YOUR OBJECTIVE: Restate the whole listing word for word. Pictures are left out.

COLLECTED DATA:
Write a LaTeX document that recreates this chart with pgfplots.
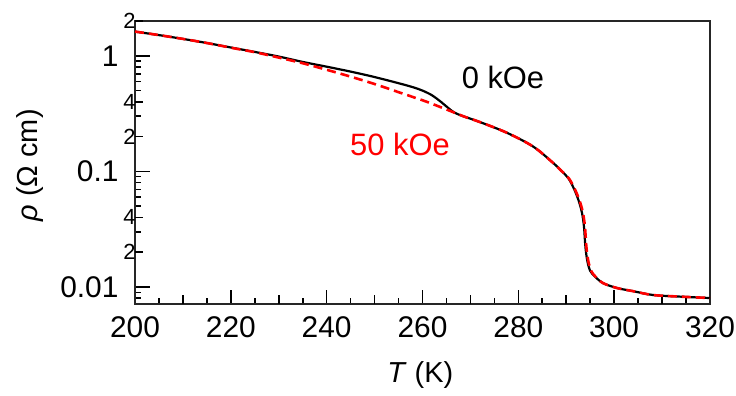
\documentclass[border=0pt]{standalone}
\usepackage{fontspec}
\setmainfont{Liberation Sans}
\usepackage{pgfplots}
\pgfplotsset{compat=1.18}
\begin{document}
\begin{tikzpicture}
\useasboundingbox (-135bp,-92bp) rectangle (601bp,304bp);
\begin{axis}[
 scale only axis, width=575bp, height=283bp,
 xmin=200, xmax=320, ymode=log, ymin=0.00713, ymax=2,
 xtick={200,220,...,320}, minor x tick num=3,
 extra x ticks={210,230,250,270,290,310}, extra x tick labels={},
 extra x tick style={major tick length=9.5bp},
 ytick={0.01,0.1,1}, yticklabels={0.01,0.1,1},
 minor ytick={0.008,0.009,0.02,0.03,0.04,0.05,0.06,0.07,0.08,0.09,0.2,0.3,0.4,0.5,0.6,0.7,0.8,0.9},
 extra y ticks={0.02,0.04,0.2,0.4,2}, extra y tick labels={2,4,2,4,2},
 extra y tick style={major tick length=8bp, yticklabel style={font=\fontsize{22}{22}\selectfont, xshift=17bp}},
 tick pos=left, tick align=inside,
 major tick length=14.5bp, minor tick length=6bp,
 major tick style={black, line width=1.6bp},
 minor tick style={black, line width=1.6bp},
 axis line style={line width=1.8bp, black!85},
 xticklabel style={font=\fontsize{30}{30}\selectfont, yshift=-9bp},
 yticklabel style={font=\fontsize{30}{30}\selectfont, xshift=-13bp},
 /pgf/number format/assume math mode=true,
 xlabel={\textit{T} (K)},
 ylabel={\textit{ρ} (Ω cm)},
 label style={font=\fontsize{29}{29}\selectfont},
 xlabel style={at={(axis description cs:0.496,-0.251)}, anchor=center},
 ylabel style={at={(axis description cs:-0.183,0.49)}, anchor=center},
]
\addplot[black, line width=2.2bp, smooth, tension=0.55] coordinates {
(200,1.62) (205,1.51) (210,1.40) (215,1.29) (220,1.18) (225,1.08) (230,0.985)
(235,0.885) (240,0.805) (245,0.730) (250,0.655) (255.3,0.575) (258,0.535)
(260,0.50) (262,0.455) (264,0.395) (265.5,0.35) (266.7,0.322) (268.5,0.300)
(272,0.267) (277.6,0.216) (283.1,0.164) (287.2,0.119) (289,0.101) (290.5,0.0865)
(291.8,0.068) (292.7,0.054) (293.3,0.0435) (293.7,0.0333) (294.0,0.0223)
(294.4,0.0168) (295.0,0.0138) (296.0,0.0123) (297.7,0.0108) (300.6,0.0098)
(304,0.0092) (308.1,0.00853) (314,0.00825) (320,0.00803)
};
\addplot[red, line width=2.6bp, dash pattern=on 9bp off 5bp, smooth, tension=0.55] coordinates {
(200,1.62) (205,1.51) (210,1.40) (215,1.29) (220,1.175) (225,1.075) (230,0.965)
(235,0.862) (240,0.757) (244.9,0.662) (250,0.57) (255.3,0.48) (258,0.44)
(260.9,0.40) (263.6,0.362) (266.7,0.322) (268.5,0.300)
(272,0.267) (277.6,0.216) (283.1,0.164) (287.2,0.119) (289,0.101) (290.6,0.0865)
(291.95,0.068) (292.9,0.054) (293.5,0.0435) (293.9,0.0333) (294.2,0.0223)
(294.6,0.0168) (295.2,0.0138) (296.1,0.0123) (297.7,0.0108) (300.6,0.0098)
(304,0.0092) (308.1,0.00853) (314,0.00825) (320,0.00803)
};
\node[font=\fontsize{31}{31}\selectfont, black] at (axis cs:276.8,0.645) {0 kOe};
\node[font=\fontsize{31}{31}\selectfont, red] at (axis cs:255.3,0.170) {50 kOe};
\end{axis}
\end{tikzpicture}
\end{document}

THE REPLY:
Write a LaTeX document that recreates this chart with pgfplots.
\documentclass[border=0pt]{standalone}
\usepackage{fontspec}
\setmainfont{Liberation Sans}
\usepackage{pgfplots}
\pgfplotsset{compat=1.18}
\begin{document}
\begin{tikzpicture}
\useasboundingbox (-135bp,-92bp) rectangle (601bp,304bp);
\begin{axis}[
 scale only axis, width=575bp, height=283bp,
 xmin=200, xmax=320, ymode=log, ymin=0.00713, ymax=2,
 xtick={200,220,...,320}, minor x tick num=3,
 extra x ticks={210,230,250,270,290,310}, extra x tick labels={},
 extra x tick style={major tick length=9.5bp},
 ytick={0.01,0.1,1}, yticklabels={0.01,0.1,1},
 minor ytick={0.008,0.009,0.02,0.03,0.04,0.05,0.06,0.07,0.08,0.09,0.2,0.3,0.4,0.5,0.6,0.7,0.8,0.9},
 extra y ticks={0.02,0.04,0.2,0.4,2}, extra y tick labels={2,4,2,4,2},
 extra y tick style={major tick length=8bp, yticklabel style={font=\fontsize{22}{22}\selectfont, xshift=17bp}},
 tick pos=left, tick align=inside,
 major tick length=14.5bp, minor tick length=6bp,
 major tick style={black, line width=1.6bp},
 minor tick style={black, line width=1.6bp},
 axis line style={line width=1.8bp, black!85},
 xticklabel style={font=\fontsize{30}{30}\selectfont, yshift=-9bp},
 yticklabel style={font=\fontsize{30}{30}\selectfont, xshift=-13bp},
 /pgf/number format/assume math mode=true,
 xlabel={\textit{T} (K)},
 ylabel={\textit{ρ} (Ω cm)},
 label style={font=\fontsize{29}{29}\selectfont},
 xlabel style={at={(axis description cs:0.496,-0.251)}, anchor=center},
 ylabel style={at={(axis description cs:-0.183,0.49)}, anchor=center},
]
\addplot[black, line width=2.2bp, smooth, tension=0.55] coordinates {
(200,1.62) (205,1.51) (210,1.40) (215,1.29) (220,1.18) (225,1.08) (230,0.985)
(235,0.885) (240,0.805) (245,0.730) (250,0.655) (255.3,0.575) (258,0.535)
(260,0.50) (262,0.455) (264,0.395) (265.5,0.35) (266.7,0.322) (268.5,0.300)
(272,0.267) (277.6,0.216) (283.1,0.164) (287.2,0.119) (289,0.101) (290.5,0.0865)
(291.8,0.068) (292.7,0.054) (293.3,0.0435) (293.7,0.0333) (294.0,0.0223)
(294.4,0.0168) (295.0,0.0138) (296.0,0.0123) (297.7,0.0108) (300.6,0.0098)
(304,0.0092) (308.1,0.00853) (314,0.00825) (320,0.00803)
};
\addplot[red, line width=2.6bp, dash pattern=on 9bp off 5bp, smooth, tension=0.55] coordinates {
(200,1.62) (205,1.51) (210,1.40) (215,1.29) (220,1.175) (225,1.075) (230,0.965)
(235,0.862) (240,0.757) (244.9,0.662) (250,0.57) (255.3,0.48) (258,0.44)
(260.9,0.40) (263.6,0.362) (266.7,0.322) (268.5,0.300)
(272,0.267) (277.6,0.216) (283.1,0.164) (287.2,0.119) (289,0.101) (290.6,0.0865)
(291.95,0.068) (292.9,0.054) (293.5,0.0435) (293.9,0.0333) (294.2,0.0223)
(294.6,0.0168) (295.2,0.0138) (296.1,0.0123) (297.7,0.0108) (300.6,0.0098)
(304,0.0092) (308.1,0.00853) (314,0.00825) (320,0.00803)
};
\node[font=\fontsize{31}{31}\selectfont, black] at (axis cs:276.8,0.645) {0 kOe};
\node[font=\fontsize{31}{31}\selectfont, red] at (axis cs:255.3,0.170) {50 kOe};
\end{axis}
\end{tikzpicture}
\end{document}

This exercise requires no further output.